Oakeshott manages his “two and a half acres of brush and trouble” micro-farming and raising 40 laying hens, none of which survived the fire. But he is already planning on rebuilding the chicken coop and doing landscaping improvements as soon as possible, while he waits for the State to act.
And he plans on rebuilding his house “fixing every mistake I ever made,” he said laughing. Like the first time around, he will hire skilled friends to help with the framing and sub-contractors for the electrical, plumbing, and insulation work. “Maybe we’ll even use painters this time,” he said, although he does plan on building his own cabinets and doors again, using local materials.
While Oakeshott is doing the best he can with the limitations placed on cleanup by the State, he praised Mono County: “They have bent over backwards to help us.”
Mono County CAO Jim Leddy said he is in touch with the California Office of Emergency Services (OES) daily. But at this point “We’re waiting for others to give information and make decisions,” he said. “We’re trying to adapt to that as best as possible.”
Leddy encouraged residents to attend the special Board of Supervisors Meeting at 6 p.m. on Tuesday March 3 at the Crowley Lake Community Center for more information about the cleanup and rebuilding process.

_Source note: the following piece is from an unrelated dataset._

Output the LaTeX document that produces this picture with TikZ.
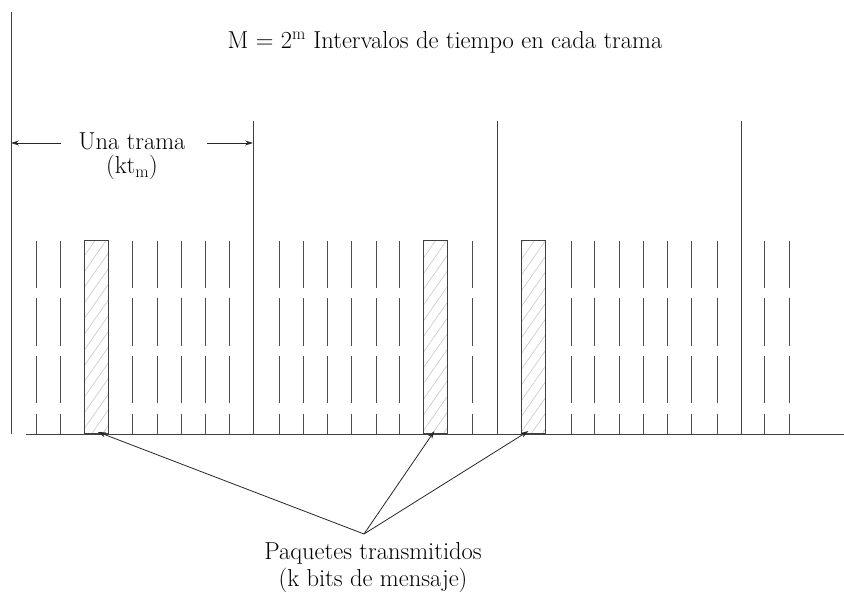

In other fire news, a committee of Swall, Paradise and Sunny Slopes residents have formed a committee responsible for administering the Round Fire Relief Fund, which has raised more than $76,000 through the Go Fund Me site since started by Amy King Feb. 7. According to chairperson Lee Ann Wood, the committee of seven members will meet on a regular basis for as long as necessary. The Mammoth Lakes Chamber of Commerce has offered the use of its 501c3 non-profit Mammoth Community Foundation as a pass-through account for donations and disbursement of relief funds. Wood also said the committee is willing to accept and disburse any other funds brought in by the many fundraisers around the Eastern Sierra for those affected by the Round Fire.